The first Nano novel I wrote was entitled Towards Adventure, and was about a former farmer who taught himself to read, learned the stories of great men going on greater adventures, and wanted to do the same for himself. It started off simply enough, a lone man trying to make his way in the wilds, learning the lays of the land. He was a farmer, he'd know enough about food to get by. But as the story went on, I kept getting more ideas, and I didn't have a great sense of how to hold back at the time.
I added character after character, each with a purpose of teaching my hero something about adventure and life. How not to judge a book by it's cover. How to fight. How to expand his mind and body, and to do great things. These people would travel with him, to help him learn something about himself, and hopefully a little bit about themselves as well. But I added too many, and too quickly. Not to mention the format of the story - written as a journal by the main character - made it difficult to directly explore any of these side characters. Everything was limited by the eyes of the hero, which isn't necessarily a bad thing, but it wasn't working for what I wanted.

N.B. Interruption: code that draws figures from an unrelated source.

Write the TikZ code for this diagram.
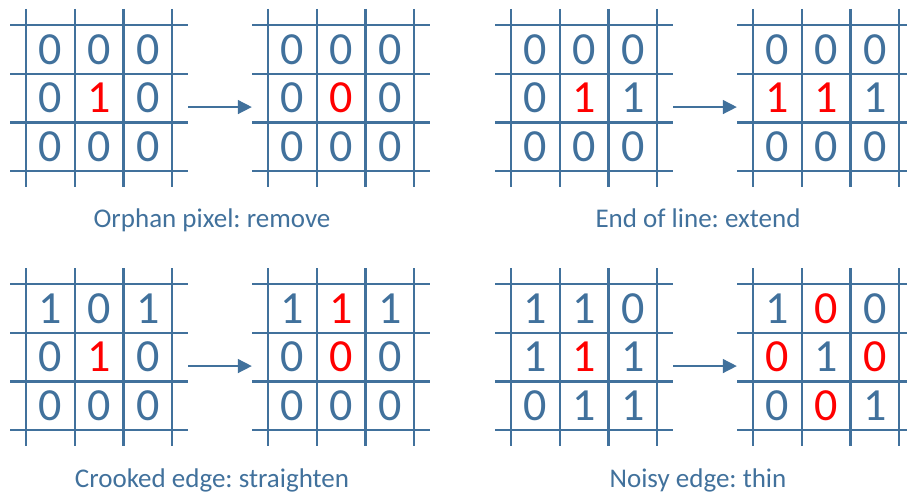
\documentclass[tikz,border=0pt]{standalone}
\usepackage{fontspec}
\setmainfont{Carlito}
\usetikzlibrary{arrows.meta,positioning}
\definecolor{gridblue}{RGB}{65,113,156}
\definecolor{flipred}{RGB}{255,0,0}
\frenchspacing

% a pixel that changes value
\newcommand{\flip}[1]{\textcolor{flipred}{#1}}

\tikzset{
  gridline/.style={gridblue, line width=2.2pt},
  pixel/.style={minimum size=48.7pt, inner sep=0pt, text=gridblue,
    font=\fontsize{46}{46}\selectfont},
  caption/.style={anchor=base, text=gridblue, font=\fontsize{27}{27}\selectfont},
  fliparrow/.style={gridblue, line width=1.5pt, -{Triangle[length=14pt,width=14pt]}}
}

% 3x3 window: #1 name, #2 top-left corner, #3 nine pixel values
\newcommand{\pixwindow}[3]{%
  \begin{scope}[shift={#2}]
    % grid lines
    \foreach \k in {0,...,3} {
      \draw[gridline] (\k*48.7,-16) -- (\k*48.7,162.1);
      \draw[gridline] (-16,\k*48.7) -- (162.1,\k*48.7);
    }
    % pixel values, row by row
    \foreach \v [count=\i from 1] in {#3} {
      \pgfmathtruncatemacro{\prow}{int((\i-1)/3)}
      \pgfmathtruncatemacro{\pcol}{mod(\i-1,3)}
      \node[pixel] (#1-\i) at ({(\pcol+0.5)*48.7},{(\prow+0.5)*48.7}) {\v};
    }
  \end{scope}
}

\begin{document}
\begin{tikzpicture}[x=1pt, y=-1pt]
    \useasboundingbox (0,0) rectangle (907,495);

    % Orphan pixel
    \pixwindow{a}{(26,25)}{0,0,0,0,\flip{1},0,0,0,0}
    \pixwindow{b}{(268,25)}{0,0,0,0,\flip{0},0,0,0,0}
    \draw[fliparrow] ([xshift=16pt,yshift=-9pt]a-6.east) -- ([xshift=-16pt,yshift=-9pt]b-4.west);
    \node[caption] (capa) at (212,227) {Orphan pixel: remove};

    % End of line
    \pixwindow{c}{(511,25)}{0,0,0,0,\flip{1},1,0,0,0}
    \pixwindow{d}{(753,25)}{0,0,0,\flip{1},\flip{1},1,0,0,0}
    \draw[fliparrow] ([xshift=16pt,yshift=-9pt]c-6.east) -- ([xshift=-16pt,yshift=-9pt]d-4.west);
    \node[caption] (capc) at (698,227) {End of line: extend};

    % Crooked edge
    \pixwindow{e}{(26,284)}{1,0,1,0,\flip{1},0,0,0,0}
    \pixwindow{f}{(268,284)}{1,\flip{1},1,0,\flip{0},0,0,0,0}
    \draw[fliparrow] ([xshift=16pt,yshift=-9pt]e-6.east) -- ([xshift=-16pt,yshift=-9pt]f-4.west);
    \node[caption] (cape) at (212,487) {Crooked edge: straighten};

    % Noisy edge
    \pixwindow{g}{(511,284)}{1,1,0,1,\flip{1},1,0,1,1}
    \pixwindow{h}{(753,284)}{1,\flip{0},0,\flip{0},1,\flip{0},0,\flip{0},1}
    \draw[fliparrow] ([xshift=16pt,yshift=-9pt]g-6.east) -- ([xshift=-16pt,yshift=-9pt]h-4.west);
    \node[caption] (capg) at (698,487) {Noisy edge: thin};
\end{tikzpicture}
\end{document}
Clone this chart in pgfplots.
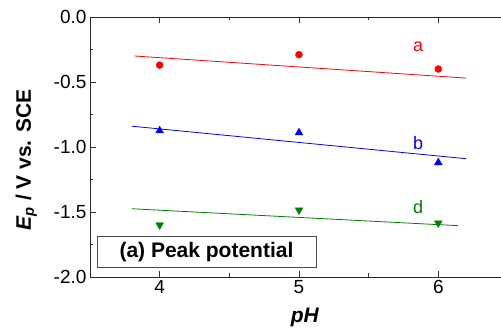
\documentclass[border=0pt]{standalone}
\usepackage{pgfplots}
\pgfplotsset{compat=1.18}
\usepackage{fontspec}
\setmainfont{Liberation Sans}
\definecolor{dgreen}{RGB}{0,128,0}
\begin{document}
\begin{tikzpicture}
\useasboundingbox (-90pt,-52pt) rectangle (411pt,277pt);
\begin{axis}[
 at={(0,0)}, anchor=south west, scale only axis, width=411pt, height=260pt,
 xmin=3.5, xmax=6.45, ymin=-2, ymax=0,
 axis x line=box, axis y line=left,
 axis line style={-, line width=0.9pt, black!85},
 xtick={4,5,6}, minor xtick={4.5,5.5},
 ytick={0,-0.5,-1,-1.5,-2}, minor ytick={-0.25,-0.75,-1.25,-1.75},
 yticklabel style={/pgf/number format/.cd, fixed, fixed zerofill, precision=1},
 xticklabel style={/pgf/number format/.cd, fixed, precision=0},
 /pgf/number format/assume math mode=true,
 tick align=inside, major tick length=6pt, minor tick length=3.5pt,
 tick style={line width=0.8pt, black!80},
 tick label style={font=\fontsize{19}{19}\selectfont},
 xlabel={\textbf{\textit{pH}}},
 ylabel={\textbf{\textit{E}\textsubscript{\textit{p}} / V vs. SCE}},
 xlabel style={at={(axis description cs:0.523,-0.154)}, anchor=center, font=\fontsize{21}{21}\selectfont},
 ylabel style={at={(axis description cs:-0.155,0.45)}, anchor=center, font=\fontsize{21}{21}\selectfont},
 clip=false,
]
% series a
\addplot[only marks, mark=*, mark size=3.5pt, color=red] coordinates {(4,-0.37) (5,-0.29) (6,-0.40)};
\addplot[red, line width=0.8pt, no marks] coordinates {(3.82,-0.30) (6.2,-0.47)};
% series b
\addplot[only marks, mark=triangle*, mark size=4.5pt, color=blue] coordinates {(4,-0.875) (5,-0.89) (6,-1.12)};
\addplot[blue, line width=0.8pt, no marks] coordinates {(3.8,-0.84) (6.2,-1.09)};
% series d
\addplot[only marks, mark=triangle*, mark size=4.5pt, mark options={rotate=180}, color=dgreen] coordinates {(4,-1.60) (5,-1.485) (6,-1.585)};
\addplot[dgreen, line width=0.8pt, no marks] coordinates {(3.8,-1.475) (6.14,-1.605)};
\node[red, font=\fontsize{18}{18}\selectfont] at (axis cs:5.855,-0.23) {a};
\node[blue, font=\fontsize{18}{18}\selectfont] at (axis cs:5.855,-0.97) {b};
\node[dgreen, font=\fontsize{18}{18}\selectfont] at (axis cs:5.855,-1.46) {d};
\node[draw=black!70, line width=0.9pt, minimum width=219pt, minimum height=31pt, inner sep=0pt, font=\bfseries\fontsize{21}{21}\selectfont] at (axis cs:4.336,-1.81) {(a) Peak potential};
\end{axis}
\end{tikzpicture}
\end{document}
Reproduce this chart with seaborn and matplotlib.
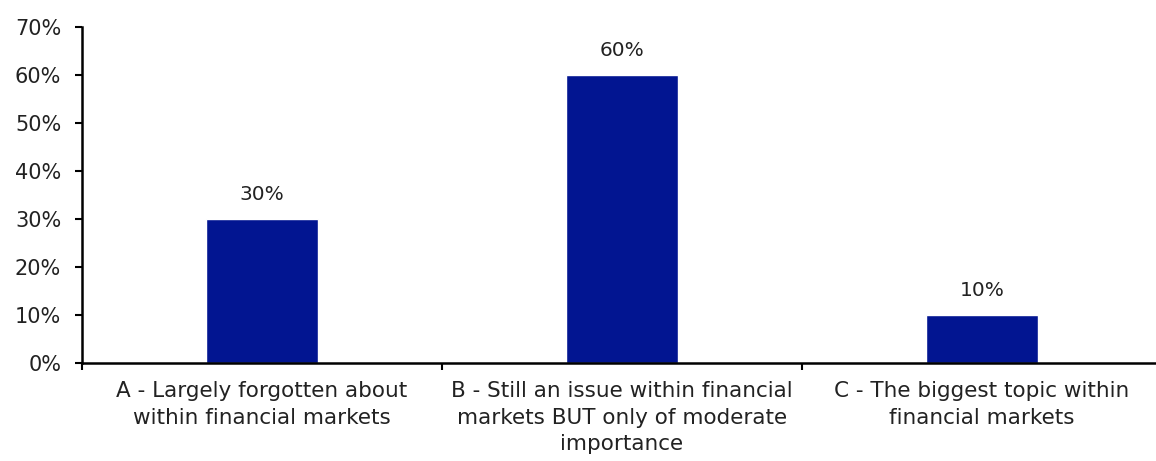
import matplotlib
matplotlib.use("Agg")
import matplotlib.pyplot as plt
import seaborn as sns
import pandas as pd
from matplotlib.ticker import FixedLocator, PercentFormatter

categories = [
    "A - Largely forgotten about\nwithin financial markets",
    "B - Still an issue within financial\nmarkets BUT only of moderate\nimportance",
    "C - The biggest topic within\nfinancial markets",
]
values = [30, 60, 10]
value_labels = ["30%", "60%", "10%"]
yticks = [0, 10, 20, 30, 40, 50, 60, 70]

sns.set_theme(style="white")
plt.rcParams['font.family'] = ['DejaVu Sans']

df = pd.DataFrame({"cat": categories, "val": values})

fig = plt.figure(figsize=(11.56, 4.61), dpi=100)
ax = fig.add_axes([0.0709, 0.2126, 0.9343, 0.7288])

sns.barplot(data=df, x="cat", y="val", color="#021591", saturation=1,
            width=0.31, ax=ax)

ax.bar_label(ax.containers[0], labels=value_labels, padding=11,
             fontsize=14.5, color="#222222")

ax.set_ylim(0, 70)
ax.set_xlim(-0.5, 2.5)
ax.set_yticks(yticks)
ax.yaxis.set_major_formatter(PercentFormatter(decimals=0))
ax.set_xlabel("")
ax.set_ylabel("")

ax.xaxis.set_minor_locator(FixedLocator([-0.5, 0.5, 1.5, 2.5]))
ax.tick_params(axis="x", which="major", length=0, labelsize=15.5,
               labelcolor="#222222", pad=13)
ax.tick_params(axis="x", which="minor", length=5, width=1.5, color="black",
               direction="out", bottom=True)
ax.tick_params(axis="y", length=5, width=1.5, color="black", direction="out",
               left=True, labelsize=15, labelcolor="#222222", pad=10)
for lab in ax.get_xticklabels():
    lab.set_linespacing(1.42)
    lab.set_ha("center")

for s in ["top", "right"]:
    ax.spines[s].set_visible(False)
for s in ["left", "bottom"]:
    ax.spines[s].set_color("black")
    ax.spines[s].set_linewidth(1.8)

fig.savefig("out.png", dpi=100)
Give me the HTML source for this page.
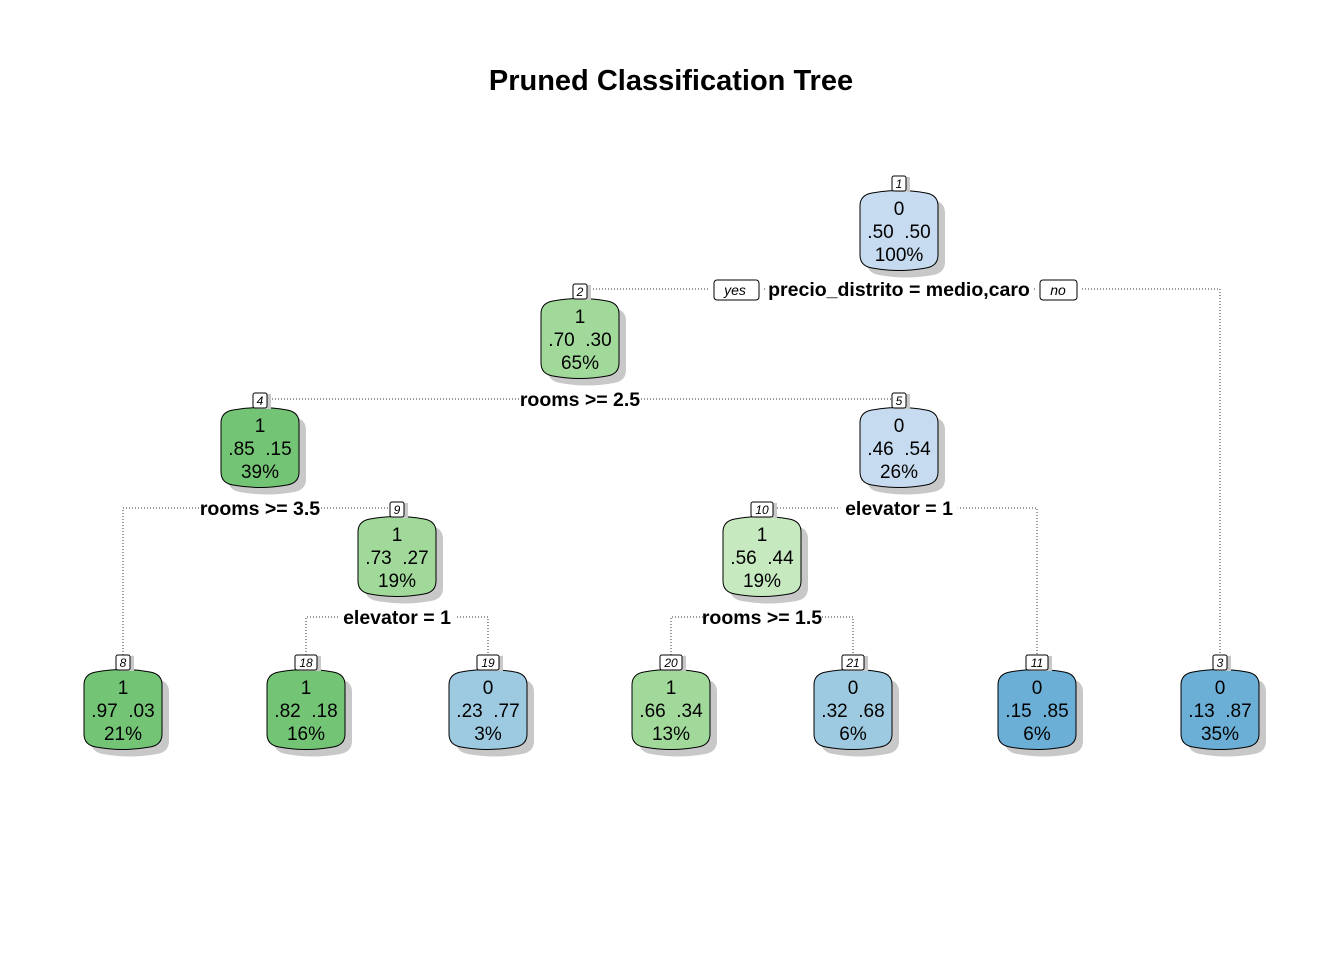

As I wrote, I began to realize how I wanted the story to end. Something that would change in the hero. Make him forget about the adventure that he had long ago set forward on. To separate him from his companions, from his ideals, and make him into a different man. But a man who continued to write about what was happening, because he felt a drive and a need to in himself.
The idea was that, in the beginning, every single day would be chronicled. At times, due to illness or injury, days would be missed, but glossed over with enough to detail to keep the reader up to date. But as time went on, and these changes began to take place, large gaps of the story would go missing. And not even just be skipped. I wanted the very pages of the book to be torn out, so as to show the reader that something was missing. I wanted them to feel as confused about what was happening as the characters were.
It would have made a good set up for the sequel I had in mind. For someone to find his journals much later, and to read them, and become curious. Curious enough to go on their own adventure, to find him. To find out what had happened. To see who he had become and what he had done, and to help him find his way back to adventure. And along the way, learn a little bit about themselves. To take the lessons that the old hero had written about, and apply them to his own life.
I still think it's a good idea. But I don't think I was anywhere close to where I needed to be with it the first time.